_Stated goal_
Extract each line of the material that follows exactly and omit its pictures.

_Provided material_
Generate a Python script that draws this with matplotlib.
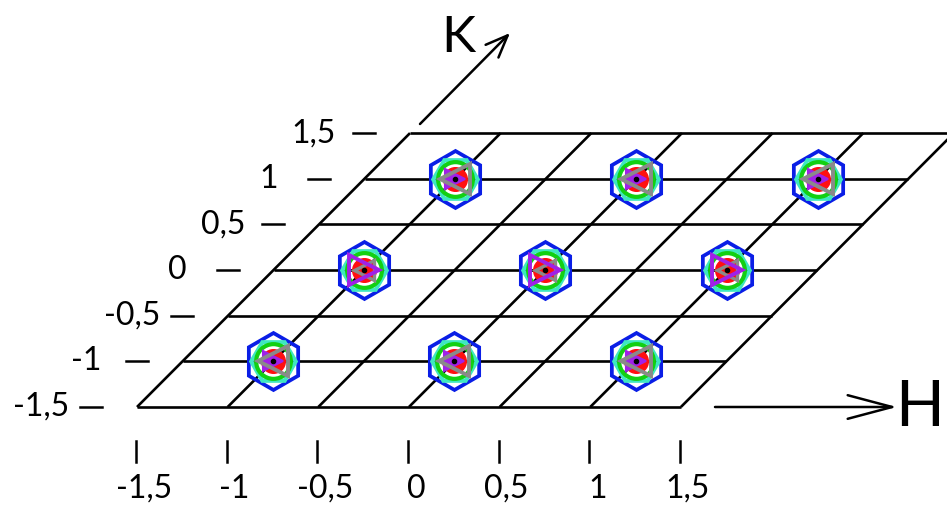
import matplotlib
matplotlib.use("Agg")
import matplotlib.pyplot as plt
from matplotlib.transforms import Affine2D

plt.rcParams['font.family'] = ['Lato', 'DejaVu Sans']

# Reciprocal-lattice grid (H, K) and tick labels
grid_levels = [-1.5, -1.0, -0.5, 0.0, 0.5, 1.0, 1.5]
tick_labels = ["-1,5", "-1", "-0,5", "0", "0,5", "1", "1,5"]

# Bragg spot positions
spot_h = [-1, 0, 1, -1, 0, 1, -1, 0, 1]
spot_k = [1, 1, 1, 0, 0, 0, -1, -1, -1]

W, H_PX = 947, 505
fig = plt.figure(figsize=(W / 100, H_PX / 100), dpi=100)
ax = fig.add_axes([0, 0, 1, 1])
ax.set_xlim(0, W)
ax.set_ylim(H_PX, 0)
ax.axis('off')

# Oblique lattice: H along x, K tilted up-right
skew = Affine2D.from_values(181.3, 0.0, 91.0, -91.3, 545.45, 270.05)
trans = skew + ax.transData

lo, hi = grid_levels[0], grid_levels[-1]
for v in grid_levels:
    ax.plot([lo, hi], [v, v], color='black', lw=1.9, transform=trans, zorder=1,
            solid_capstyle='butt')
    ax.plot([v, v], [lo, hi], color='black', lw=1.9, transform=trans, zorder=1,
            solid_capstyle='butt')

# K ticks and labels along the left edge
for v, lab in zip(grid_levels, tick_labels):
    x0, y0 = skew.transform((lo, v))
    ax.plot([x0 - 57, x0 - 35], [y0, y0], color='black', lw=1.8)
    ax.text(x0 - 96, y0, lab, fontsize=23, ha='center', va='center')

# H ticks and labels below the bottom edge
for v, lab in zip(grid_levels, tick_labels):
    x0, y0 = skew.transform((v, lo))
    ax.plot([x0 - 1, x0 - 1], [y0 + 34, y0 + 55], color='black', lw=1.8)
    ax.text(x0 + 7, y0 + 82, lab, fontsize=23, ha='center', va='center')

# Axis arrows and names
ax.annotate('', xy=(510, 33), xytext=(420, 124),
            arrowprops=dict(arrowstyle='->,head_length=1.6,head_width=0.65',
                            lw=1.8, color='black', mutation_scale=10,
                            shrinkA=0, shrinkB=0))
ax.text(458, 38, 'K', fontsize=37, ha='center', va='center')
ax.annotate('', xy=(897, 407), xytext=(715, 407),
            arrowprops=dict(arrowstyle='->,head_length=3.2,head_width=0.85',
                            lw=1.8, color='black', mutation_scale=10,
                            shrinkA=0, shrinkB=0))
ax.text(944, 408, 'H', fontsize=46, ha='right', va='center')

# Spot markers: concentric intensity contours
kw = dict(transform=trans, linestyle='none')
ax.plot(spot_h, spot_k, marker='h', ms=41, mfc='none', mec='#0a1ee6', mew=2.7, zorder=3, **kw)
ax.plot(spot_h, spot_k, marker='H', ms=32, mfc='none', mec='#3ee8c0', mew=3.0, zorder=3, **kw)
ax.plot(spot_h, spot_k, marker='o', ms=25, mfc='none', mec='#12d012', mew=3.0, zorder=4, **kw)
ax.plot(spot_h, spot_k, marker='o', ms=17, mfc='#ff1010', mec='#ff1010', mew=1.0, zorder=5, **kw)

k0_h = [h for h, k in zip(spot_h, spot_k) if k == 0]
k0_k = [k for k in spot_k if k == 0]
kn_h = [h for h, k in zip(spot_h, spot_k) if k != 0]
kn_k = [k for k in spot_k if k != 0]

ax.plot(k0_h, k0_k, marker='<', ms=15, mfc='none', mec='#8a8a8a', mew=2.4, zorder=6, **kw)
ax.plot(k0_h, k0_k, marker='>', ms=22, mfc='none', mec='#a020e8', mew=2.8, zorder=7, **kw)
ax.plot(kn_h, kn_k, marker='>', ms=15, mfc='#a020e8', mec='#a020e8', mew=1.5, zorder=6, **kw)
ax.plot(kn_h, kn_k, marker='<', ms=22, mfc='none', mec='#8a8a8a', mew=2.8, zorder=7, **kw)
ax.plot(spot_h, spot_k, marker='o', ms=3, mfc='black', mec='black', zorder=8, **kw)

fig.savefig('out.png', dpi=100)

_Result of this exercise_
Generate a Python script that draws this with matplotlib.
import matplotlib
matplotlib.use("Agg")
import matplotlib.pyplot as plt
from matplotlib.transforms import Affine2D

plt.rcParams['font.family'] = ['Lato', 'DejaVu Sans']

# Reciprocal-lattice grid (H, K) and tick labels
grid_levels = [-1.5, -1.0, -0.5, 0.0, 0.5, 1.0, 1.5]
tick_labels = ["-1,5", "-1", "-0,5", "0", "0,5", "1", "1,5"]

# Bragg spot positions
spot_h = [-1, 0, 1, -1, 0, 1, -1, 0, 1]
spot_k = [1, 1, 1, 0, 0, 0, -1, -1, -1]

W, H_PX = 947, 505
fig = plt.figure(figsize=(W / 100, H_PX / 100), dpi=100)
ax = fig.add_axes([0, 0, 1, 1])
ax.set_xlim(0, W)
ax.set_ylim(H_PX, 0)
ax.axis('off')

# Oblique lattice: H along x, K tilted up-right
skew = Affine2D.from_values(181.3, 0.0, 91.0, -91.3, 545.45, 270.05)
trans = skew + ax.transData

lo, hi = grid_levels[0], grid_levels[-1]
for v in grid_levels:
    ax.plot([lo, hi], [v, v], color='black', lw=1.9, transform=trans, zorder=1,
            solid_capstyle='butt')
    ax.plot([v, v], [lo, hi], color='black', lw=1.9, transform=trans, zorder=1,
            solid_capstyle='butt')

# K ticks and labels along the left edge
for v, lab in zip(grid_levels, tick_labels):
    x0, y0 = skew.transform((lo, v))
    ax.plot([x0 - 57, x0 - 35], [y0, y0], color='black', lw=1.8)
    ax.text(x0 - 96, y0, lab, fontsize=23, ha='center', va='center')

# H ticks and labels below the bottom edge
for v, lab in zip(grid_levels, tick_labels):
    x0, y0 = skew.transform((v, lo))
    ax.plot([x0 - 1, x0 - 1], [y0 + 34, y0 + 55], color='black', lw=1.8)
    ax.text(x0 + 7, y0 + 82, lab, fontsize=23, ha='center', va='center')

# Axis arrows and names
ax.annotate('', xy=(510, 33), xytext=(420, 124),
            arrowprops=dict(arrowstyle='->,head_length=1.6,head_width=0.65',
                            lw=1.8, color='black', mutation_scale=10,
                            shrinkA=0, shrinkB=0))
ax.text(458, 38, 'K', fontsize=37, ha='center', va='center')
ax.annotate('', xy=(897, 407), xytext=(715, 407),
            arrowprops=dict(arrowstyle='->,head_length=3.2,head_width=0.85',
                            lw=1.8, color='black', mutation_scale=10,
                            shrinkA=0, shrinkB=0))
ax.text(944, 408, 'H', fontsize=46, ha='right', va='center')

# Spot markers: concentric intensity contours
kw = dict(transform=trans, linestyle='none')
ax.plot(spot_h, spot_k, marker='h', ms=41, mfc='none', mec='#0a1ee6', mew=2.7, zorder=3, **kw)
ax.plot(spot_h, spot_k, marker='H', ms=32, mfc='none', mec='#3ee8c0', mew=3.0, zorder=3, **kw)
ax.plot(spot_h, spot_k, marker='o', ms=25, mfc='none', mec='#12d012', mew=3.0, zorder=4, **kw)
ax.plot(spot_h, spot_k, marker='o', ms=17, mfc='#ff1010', mec='#ff1010', mew=1.0, zorder=5, **kw)

k0_h = [h for h, k in zip(spot_h, spot_k) if k == 0]
k0_k = [k for k in spot_k if k == 0]
kn_h = [h for h, k in zip(spot_h, spot_k) if k != 0]
kn_k = [k for k in spot_k if k != 0]

ax.plot(k0_h, k0_k, marker='<', ms=15, mfc='none', mec='#8a8a8a', mew=2.4, zorder=6, **kw)
ax.plot(k0_h, k0_k, marker='>', ms=22, mfc='none', mec='#a020e8', mew=2.8, zorder=7, **kw)
ax.plot(kn_h, kn_k, marker='>', ms=15, mfc='#a020e8', mec='#a020e8', mew=1.5, zorder=6, **kw)
ax.plot(kn_h, kn_k, marker='<', ms=22, mfc='none', mec='#8a8a8a', mew=2.8, zorder=7, **kw)
ax.plot(spot_h, spot_k, marker='o', ms=3, mfc='black', mec='black', zorder=8, **kw)

fig.savefig('out.png', dpi=100)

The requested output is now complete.